The Florida State board of trustees voted unanimously Friday to sue the ACC to challenge the legality of the league’s grant of rights and its $130 million withdrawal fee, a necessary first step to plot the school’s future and potential exit from the conference.

The 38-page lawsuit, filed in Leon County Circuit Court in Tallahassee, Florida, seeks a declaratory judgment against the ACC to void the grant of rights and withdrawal fee as “unreasonable restraints of trade in the state of Florida and not enforceable in their entirety against Florida State.”

The university alleges “chronic fiduciary mismanagement and bad faith” in the way the ACC has handled its multimedia rights agreements and undermined its members’ revenue opportunities. Florida State is also accusing the ACC of breach of contract and failure to perform.

“I believe this board has been left no choice but to challenge the legitimacy of the ACC grant of rights and its severe withdrawal penalties,” board chair Peter Collins said. “None of us like being in this position. However, I believe that we have exhausted all possible remedies within the conference and we must do what we believe is best for Florida State not only in the short term but in the long term.”
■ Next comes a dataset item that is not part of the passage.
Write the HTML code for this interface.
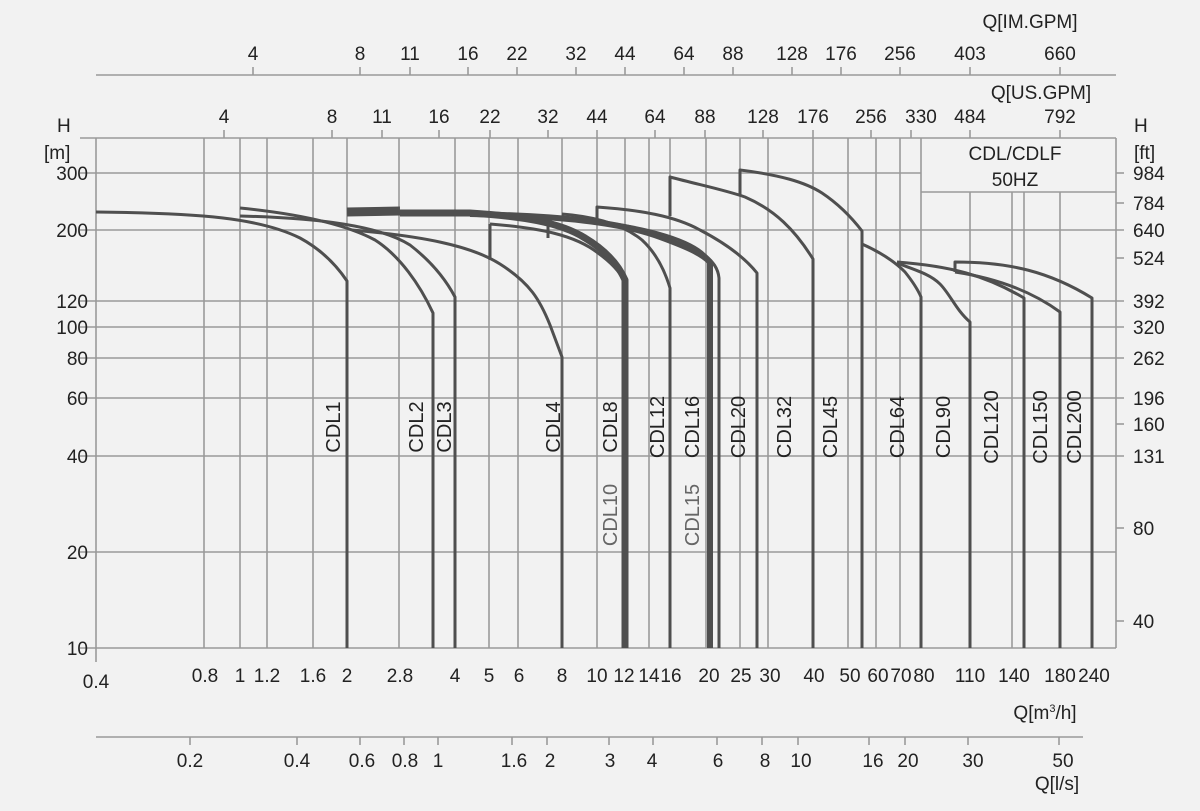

Florida State is now in unprecedented territory. No school has ever challenged a grant of rights in court.

ACC officials have previously used the word “ironclad” to describe the document, and that has been the operating assumption from leagues across the country — believing the language in the document is so rigid it would prevent schools from leaving. But because no school has ever challenged the document in court, nobody actually knows whether it is, indeed, as ironclad as described.

ACC commissioner Jim Phillips and Virginia president Jim Ryan, chair of the ACC board of directors, lamented Florida State’s “unprecedented and overreaching approach” in a statement.

“Florida State’s decision to file action against the Conference is in direct conflict with their longstanding obligations and is a clear violation of their legal commitments to the other members of the Conference,” the statement said. “All ACC members, including Florida State, willingly and knowingly re-signed the current Grant of Rights in 2016, which is wholly enforceable and binding through 2036. Each university has benefited from this agreement, receiving millions of dollars in revenue and neither Florida State nor any other institution, has ever challenged its legitimacy.”

The ACC also made a preemptive legal maneuver Thursday by filing a complaint for declaratory judgment against the Florida State board of trustees in state court in Mecklenburg County, North Carolina.